Big Agnes will enter the duffel market for 2018 with a complete line-up of water-resistant duffels, rolling duffels and a couple ‘normal’ duffels. There will also be a complete line of stuff sacks, from 6L to 43L. A lot of storage options!
The Big Joe Duffels and Stagecoach Rolling Duffels are constructed of the same main fabric, a 410d fabric that is welded instead of sewn for waterproof protection. The duffels aren’t rated as waterproof because the zipper is not submersible-rated but merely ‘highly water-resistant’ (fully-waterproof zippers are extremely expensive, and unless you’re expecting to submerge your bags, not really unnecessary on a duffel bag for regular use). The bags have multiple lash points and the straps can be configured into top-carry, backpack or shoulder straps thanks to the numerous attachment points. Thanks to the burly fabric, the Big Joe Duffels will actually stand on their own, and open wide, for easy packing and the inevitable search for that one AAA battery in a massive duffel…
The Big Joe will come in three sizes: 45L at 737-grams and $110 USD; 80L at 935-grams and $130 USD and 110L at 1300-grams and $160 USD. The Stagecoach Rolling Duffels feature extendable handles and a compression-molded bottom to keep their structure but maintain durability. The rollers will come in three sizes as well: 45L at 2780-grams and $240 USD; 85L at 3290-grams and $260 USD and a huge 125L at 3970-grams and $300 USD.

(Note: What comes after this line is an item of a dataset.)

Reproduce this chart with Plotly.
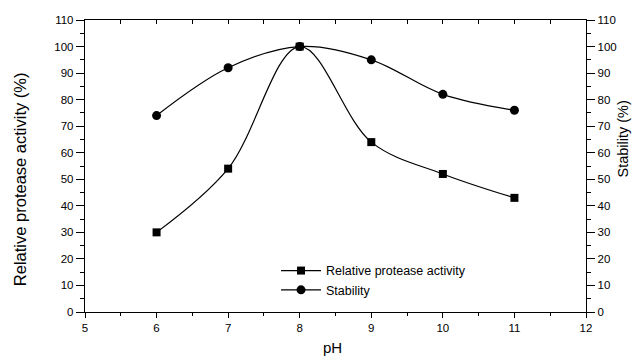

If you don’t need the all-weather protection of the Big Joe Duffels or the international-travel friendly wheels of the Stagecoach Rolling Duffels, Big Agnes also has the Road Tripper duffels. There’s a 45L and a 90L and both feature a multitude of pockets and compartments to help organize and sort gear during, well, road trips. One of the exterior pockets also extends into the main compartment, so you can separate a wet tent or dirty laundry from the other contents. The 45L looks to be the perfect size for a roadtrip kitchen or clothes, and the 90L will easily swallow your shelter and sleeping systems. Cost for the 45L (539-grams) ill be $80 USD and the 90L (737-grams) will go for $100 USD. Road trip essentials, as far as I can tell.